Carta ao Ilmo. Sr. Inverno.

Caro Sr. Inverno,

Venho através desta, reivindicar nosso direito a um inverno razoavelmente digno. Coisa simples, que meia dúzia de nuvens resolveria.

Imagino que o Sr. tenha ficado preso no trânsito para justificar esse atraso. Já estamos nos finalmentes de Maio, mas o calor é de Janeiro e a seca a maior dos últimos 45 anos.

Não me venha com essa conversa mole de efeito estufa causado por um punhado de garrafas pet ou problemas na camada de ozônio. Por aqui estamos ocupados com os trombadinhas da Agamenon, o preço da passagem de ônibus e o trânsito que não anda. Então resolva seus probleminhas domésticos por aí enquanto a gente resolve os nossos aqui.

Por falar em efeito estufa (carinhosamente apelidado no Recife de efeito cuscuzeira), uma boa solução seria derreter logo essas tais calotas polares e mandar a água que sobrar lá nos pólos, que pelos meus cálculos deve ser muita, pra cá. Mesmo ainda relacionando calotas com as rodas dos carros (por freqüentar mais oficina do que ambientes científicos), a transposição desse gelinho derretido deve ser mais fácil que a transposição do São Francisco que, diga-se de passagem, está difícil de acabar. Com projeto pensado desde a época de Dom Pedro II, com discussão retomada em 1943 por Getúlio Vargas e em andamento desde 2004 (com obras iniciadas em 2007), imagino que os trabalhos dessa transposição sejam como Olimpíadas, só acontecem a cada quatro anos. Não sei o que rola entre uma olimpíada e outra, o fato é que o negócio num anda. Então, vamos apressar esse derretimento das calotas (de gelo e não dos carros), senão a gente vai começar a tomar banho com água do mar (se ele também não evaporar).

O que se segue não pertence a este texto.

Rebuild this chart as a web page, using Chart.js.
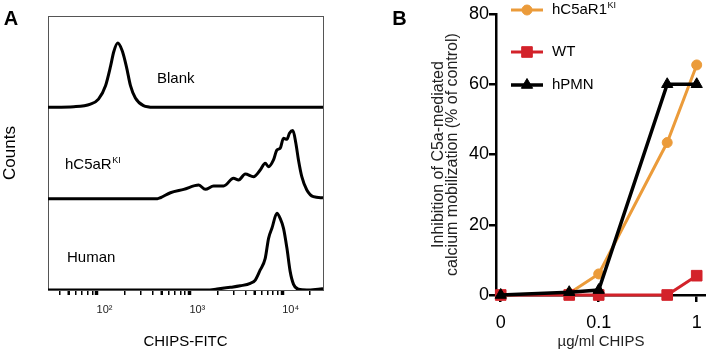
<!DOCTYPE html>
<html>
<head>
<meta charset="utf-8">
<script src="https://cdn.jsdelivr.net/npm/chart.js@4.4.0/dist/chart.umd.min.js"></script>
<style>
  html, body { margin: 0; padding: 0; background: #fff; }
  #wrap { position: relative; width: 706px; height: 354px; overflow: hidden; }
  .panel { position: absolute; top: 0; width: 353px; height: 354px; }
  #panelA { left: 0; }
  #panelB { left: 353px; }
</style>
</head>
<body>
<div id="wrap">
  <div class="panel" id="panelA"><canvas id="histChart" width="353" height="354"></canvas></div>
  <div class="panel" id="panelB"><canvas id="doseChart" width="353" height="354"></canvas></div>
</div>
<script>
// ---- Panel A: CHIPS-FITC staining histograms (counts as % of lane height) ----
const blankFitc   = [30, 57, 86, 105, 125, 142, 153, 169, 189, 210, 232, 262, 320, 410, 27500];
const blankCounts = [0, 0.7, 3.6, 9, 23.7, 45.6, 60.6, 70.4, 62, 44.4, 23.7, 10.2, 1.8, 0, 0];

const kiFitc   = [30, 453, 488, 625, 869, 1262, 1486, 1824, 2339, 2992, 3388, 4000, 4909, 5794, 6561,
                  7129, 8054, 8770, 9506, 10328, 11246, 11967, 13032, 14028, 14962, 16255, 18408, 21677, 27500];
const kiCounts = [0, 0, 1, 6.5, 10.2, 14.9, 10.2, 13.9, 13.9, 22.3, 20.5, 27, 24.1, 31.4, 38.7,
                  35, 42.4, 53.3, 55.2, 66.1, 65, 71.6, 74.5, 60.6, 42.4, 24.1, 9.5, 2.2, 1];

const humanFitc   = [30, 1549, 1986, 2761, 3532, 4529, 5129, 5794, 6561, 7129, 7745, 8770, 9506,
                     10328, 11246, 12190, 13243, 14962, 18450, 25645, 27500];
const humanCounts = [0, 0, 1.1, 2.9, 4.6, 7.3, 10.9, 21.9, 34.7, 56.6, 67.5, 83.9, 78.4,
                     67.5, 45.6, 20.1, 6.2, 0.8, 0, 1.1, 1.3];

const fitcTicks = [40, 50, 60, 70, 80, 90, 100, 200, 300, 400, 500, 600, 700, 800, 900,
                   1000, 2000, 3000, 4000, 5000, 6000, 7000, 8000, 9000, 10000, 20000];
const fitcTickLabels = { 100: '10²', 1000: '10³', 10000: '10⁴' };

// ---- Panel B: inhibition of C5a-mediated calcium mobilization ----
const chipsDose = [0, 0.05, 0.1, 0.5, 1];
const kiInhibition    = [0, 0.5, 6, 43.4, 65.5];
const wtInhibition    = [0, 0, 0, 0, 5.5];
const hpmnInhibition  = [0, 0.8, 1.4, 60, 60];
const doseTicks = [0, 0.1, 1];
const inhibitionTicks = [0, 20, 40, 60, 80];

const FONT = 'Arial, "Liberation Sans", Helvetica, sans-serif';
Chart.defaults.font.family = FONT;
Chart.defaults.color = '#000';

const ORANGE = '#EB9B3A';
const RED = '#D3222A';
const BLACK = '#000000';
const ZERO_DOSE_AT = 0.01; // the "0" dose is drawn one decade below 0.1

function toPoints(xs, ys, offset) {
    return xs.map((x, i) => ({ x: x === 0 ? ZERO_DOSE_AT : x, y: ys[i] + (offset || 0) }));
}

function drawText(ctx, text, sup, x, y, size, opts) {
    opts = opts || {};
    ctx.save();
    ctx.font = `${opts.bold ? 'bold ' : ''}${size}px ${FONT}`;
    ctx.fillStyle = opts.color || '#000';
    ctx.textBaseline = 'middle';
    ctx.textAlign = opts.align || 'left';
    ctx.fillText(text, x, y);
    if (sup) {
        const w = ctx.measureText(text).width;
        ctx.font = `${Math.round(size * 0.62)}px ${FONT}`;
        ctx.textAlign = 'left';
        ctx.fillText(sup, x + w + 0.5, y - size * 0.28);
    }
    ctx.restore();
}

// Labels inside panel A
const histLabels = {
    id: 'histLabels',
    afterDraw(chart) {
        const ctx = chart.ctx;
        drawText(ctx, 'A', null, 11, 19, 20, { bold: true, align: 'center' });
        drawText(ctx, 'Blank', null, 157, 79, 15);
        drawText(ctx, 'hC5aR', 'KI', 65, 165, 15);
        drawText(ctx, 'Human', null, 67, 258, 15);
    }
};

// Legend for panel B: line + marker + label, drawn from the dataset styles
const doseLegend = {
    id: 'doseLegend',
    afterDraw(chart) {
        const ctx = chart.ctx;
        drawText(ctx, 'B', null, 46.5, 19, 20, { bold: true, align: 'center' });
        const rows = [10, 52, 85];
        chart.data.datasets.forEach((ds, i) => {
            const y = rows[i];
            ctx.save();
            ctx.strokeStyle = ds.borderColor;
            ctx.lineWidth = ds.borderWidth;
            ctx.beginPath();
            ctx.moveTo(158, y);
            ctx.lineTo(190, y);
            ctx.stroke();
            ctx.fillStyle = ds.backgroundColor;
            ctx.lineWidth = 1;
            Chart.helpers.drawPoint(ctx, { pointStyle: ds.pointStyle, radius: ds.pointRadius, rotation: 0, borderWidth: 1 }, 174, y);
            ctx.restore();
            drawText(ctx, ds.label, ds.sup, 199, y, 15);
        });
    }
};

const histLine = { borderColor: BLACK, borderWidth: 3, pointRadius: 0, cubicInterpolationMode: 'monotone' };

new Chart(document.getElementById('histChart'), {
    type: 'line',
    data: {
        datasets: [
            { ...histLine, label: 'Blank', data: toPoints(blankFitc, blankCounts, 200) },
            { ...histLine, label: 'hC5aR KI', data: toPoints(kiFitc, kiCounts, 100) },
            { ...histLine, label: 'Human', data: toPoints(humanFitc, humanCounts, 0) }
        ]
    },
    options: {
        responsive: false,
        animation: false,
        layout: { autoPadding: false, padding: { top: 16, right: 30, left: 0, bottom: 0 } },
        plugins: { legend: { display: false }, tooltip: { enabled: false } },
        scales: {
            x: {
                type: 'logarithmic',
                position: 'bottom',
                min: 30,
                max: 27500,
                afterBuildTicks: s => { s.ticks = fitcTicks.map(v => ({ value: v })); },
                afterFit: s => { s.height = 64; s.paddingLeft = 0; s.paddingRight = 0; },
                ticks: {
                    autoSkip: false,
                    maxRotation: 0,
                    align: 'start',
                    padding: 8,
                    font: { size: 11 },
                    color: '#222',
                    callback: v => fitcTickLabels[v] || ''
                },
                grid: {
                    drawOnChartArea: false,
                    tickLength: 5,
                    tickColor: '#000',
                    lineWidth: c => (fitcTickLabels[c.tick && c.tick.value] ? 3 : 1.5),
                    tickWidth: c => {
                        const v = c.tick && c.tick.value;
                        if (fitcTickLabels[v]) return 3.5;
                        return String(v)[0] === '5' ? 2.5 : 1.5;
                    }
                },
                border: { color: '#555', width: 1 },
                title: { display: true, text: 'CHIPS-FITC', font: { size: 15 }, padding: { bottom: 3 } }
            },
            xTop: {
                type: 'linear',
                position: 'top',
                afterFit: s => { s.height = 0; s.paddingLeft = 0; s.paddingRight = 0; },
                ticks: { display: false },
                grid: { drawOnChartArea: false, drawTicks: false },
                border: { color: '#555', width: 1 }
            },
            y: {
                type: 'linear',
                min: 0,
                max: 300,
                afterFit: s => { s.width = 48; s.paddingTop = 0; s.paddingBottom = 0; },
                ticks: { display: false },
                grid: { drawOnChartArea: false, drawTicks: false },
                border: { color: '#555', width: 1 },
                title: { display: true, text: 'Counts', font: { size: 17 }, padding: { top: 0 } }
            },
            yRight: {
                type: 'linear',
                position: 'right',
                afterFit: s => { s.width = 0; s.paddingTop = 0; s.paddingBottom = 0; },
                ticks: { display: false },
                grid: { drawOnChartArea: false, drawTicks: false },
                border: { color: '#555', width: 1 }
            }
        }
    },
    plugins: [histLabels]
});

const doseLine = { borderWidth: 3, tension: 0, clip: false, pointBorderWidth: 1 };

new Chart(document.getElementById('doseChart'), {
    type: 'line',
    data: {
        datasets: [
            { ...doseLine, label: 'hC5aR1', sup: 'KI', data: toPoints(chipsDose, kiInhibition),
              borderColor: ORANGE, backgroundColor: ORANGE, pointStyle: 'circle', pointRadius: 5, order: 3 },
            { ...doseLine, label: 'WT', data: toPoints(chipsDose, wtInhibition),
              borderColor: RED, backgroundColor: RED, pointStyle: 'rect', pointRadius: 7.5, order: 2 },
            { ...doseLine, label: 'hPMN', data: toPoints(chipsDose, hpmnInhibition), borderWidth: 3.5,
              borderColor: BLACK, backgroundColor: BLACK, pointStyle: 'triangle', pointRadius: 6.5, order: 1 }
        ]
    },
    options: {
        responsive: false,
        animation: false,
        layout: { autoPadding: false, padding: { top: 14, right: 0, left: 0, bottom: 0 } },
        plugins: { legend: { display: false }, tooltip: { enabled: false } },
        scales: {
            x: {
                type: 'logarithmic',
                min: 0.00895,
                max: 1.244,
                afterBuildTicks: s => { s.ticks = doseTicks.map(v => ({ value: v === 0 ? ZERO_DOSE_AT : v })); },
                afterFit: s => { s.height = 59; s.paddingLeft = 0; s.paddingRight = 0; },
                ticks: {
                    autoSkip: false,
                    maxRotation: 0,
                    padding: 10,
                    font: { size: 18 },
                    callback: v => (v === ZERO_DOSE_AT ? '0' : String(v))
                },
                grid: { drawOnChartArea: false, tickLength: 7, tickWidth: 2.5, lineWidth: 2.5, tickColor: '#000' },
                border: { color: '#000', width: 2.5 },
                title: { display: true, text: 'µg/ml CHIPS', font: { size: 15 }, color: '#222', padding: { bottom: 3 } }
            },
            y: {
                min: 0,
                max: 80,
                afterBuildTicks: s => { s.ticks = inhibitionTicks.map(v => ({ value: v })); },
                afterFit: s => { s.width = 143; s.paddingTop = 0; s.paddingBottom = 0; },
                ticks: { padding: 0, font: { size: 18 } },
                grid: { drawOnChartArea: false, tickLength: 7, tickWidth: 2.5, lineWidth: 2.5, tickColor: '#000' },
                border: { color: '#000', width: 2.5 },
                title: {
                    display: true,
                    text: ['Inhibition of C5a-mediated', 'calcium mobilization (% of control)'],
                    font: { size: 16, lineHeight: 0.85 },
                    color: '#222',
                    padding: { top: 79 }
                }
            }
        }
    },
    plugins: [doseLegend]
});
</script>
</body>
</html>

Precisamos do inverno e precisamos com urgência. Alguns motivos me levam a fazer esse apelo:

Motivos fúteis: o calor derrete a maquiagem, deixa o cabelo oleoso e não permite a gente usar botas nem as tendências de inverno que o resto do mundo usa.

Motivos importantes: o povo do sertão está com sede e fome. O gado está morrendo e mais de 90 municípios de Pernambuco já decretaram estado de emergência.

Enquanto nossos políticos estão ocupados com coisas  “importantes” como eleições internas de partido e sucessão de cargos, contamos com sua ajuda, Sr. Inverno, para soprar uma brisa e trazer umas nuvenzinhas para cá.

Agradeço desde já sua compreensão e atenção. Sem mais, despeço-me com elevada estima e consideração.